Comme vice-président, Joe Biden a été l'homme du retrait partiel des troupes américaines d'Irak, engagement majeur de Barack Obama. Dans ses mémoires publiés en 2014, Robert Gates, qui a dirigé la CIA avant d'être nommé secrétaire à la défense sous George Bush et Barack Obama, décrit le nouveau président américain comme un homme intègre qui a eu tort sur quasiment tous les sujets majeurs de diplomatie et de sécurité internationale des quarante dernières années. Ce jugement sévère tient principalement à sa gestion du dossier irakien : pour mémoire, contre l'avis des chefs militaires déployés à l'époque au Moyen-Orient - parmi lesquels le général James Mattis, qui fut l'un des secrétaires à la défense de Donald Trump -, Joe Biden avait soutenu, en 2010, l'ancien Premier ministre Nouri al-Maliki, qui, par la suite, a hâté le départ des troupes américaines d'Irak à partir d'octobre 2011. Toutefois, la gestion clanique d'al-Maliki, ainsi que la persécution des sunnites, a permis à l'État islamique de se renforcer à compter de 2013 ; par conséquent, le succès politique de Joe Biden lui a ensuite été reproché, notamment pendant la dernière campagne présidentielle. Mais il a su changer de position en 2014, en retirant son soutien à al-Maliki et en organisant, avec Brett McGurk, la coalition contre Daech.

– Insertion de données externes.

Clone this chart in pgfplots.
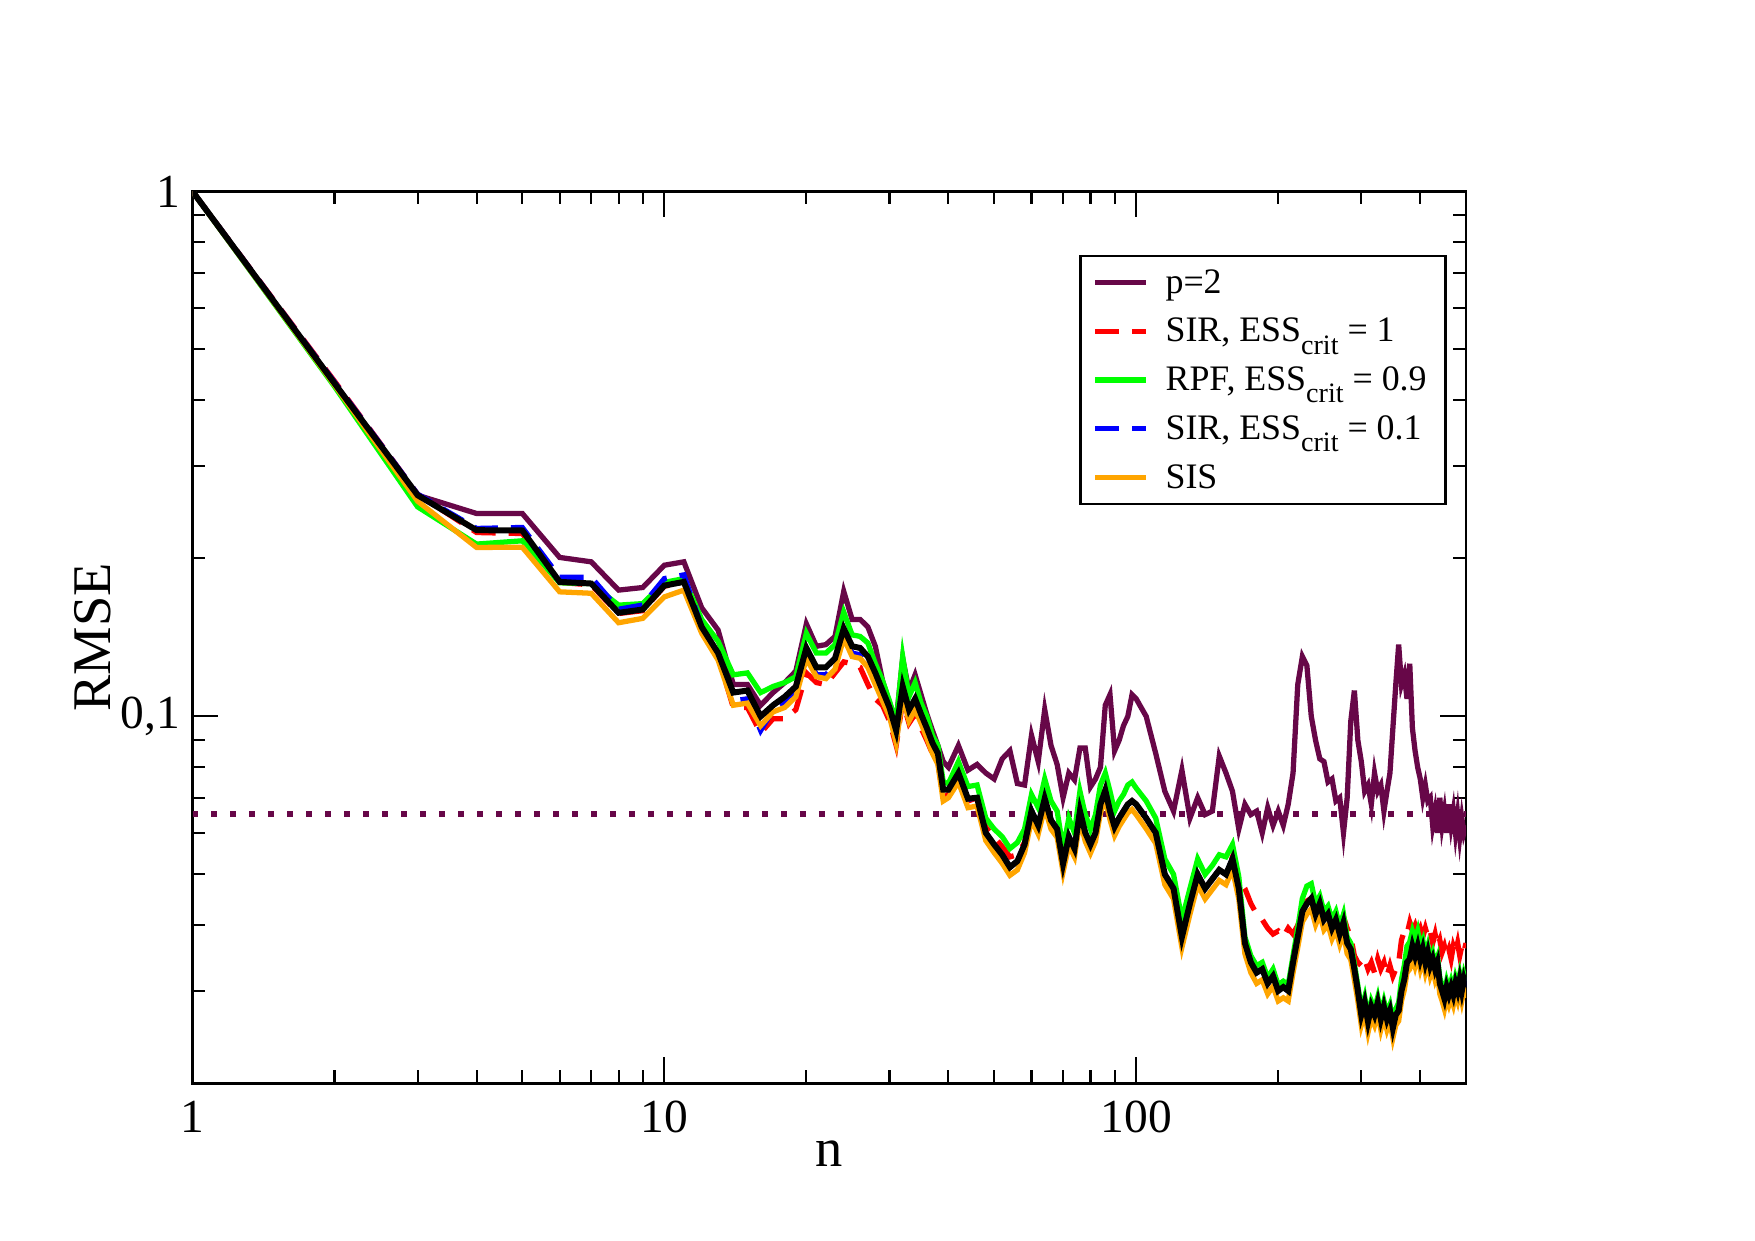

Contrairement à la légende tenace, Joe Biden n'est pas un va-t-en-guerre. Sur le dossier afghan, il s'est toujours prononcé contre l'envoi de troupes supplémentaires, ce qui explique peut-être l'ire de Robert Gates que je citais précédemment. En 2010, Joe Biden entretenait des relations houleuses avec Richard Holbrooke, envoyé spécial pour l'Afghanistan, à qui il a fait part de son refus de renvoyer son fils militaire sur place pour défendre les droits des femmes, au péril de sa vie.

La doctrine Biden est donc fondée sur l'instinct, les relations personnelles et le pragmatisme. Rappelons qu'il avait blâmé l'administration Clinton qui refusait d'intervenir à Sarajevo, en lui reprochant de tourner le dos à la conscience morale américaine ; quelques années plus tard, il refusera lui-même d'envoyer des troupes supplémentaires en Afghanistan. L'exceptionnalisme américain a toujours été le moteur de Joe Biden : pour lui, les États-Unis ont vocation à conduire le monde par la défense de la démocratie et de la liberté. Au début du mois de mars, l'administration a publié ses orientations stratégiques provisoires de sécurité nationale, où le président Biden affirme que la démocratie est l'avantage fondamental des États-Unis, tout en ayant conscience que le monde avait changé et que la défense des valeurs américaines devait évoluer. En effet, l'opinion américaine a elle aussi changé : d'après un récent sondage, 49 % des sondés pensent que les États-Unis ont un rôle à jouer dans la conduite du monde, alors que 50 % d'entre eux considèrent que l'emploi doit constituer la priorité de la nouvelle administration.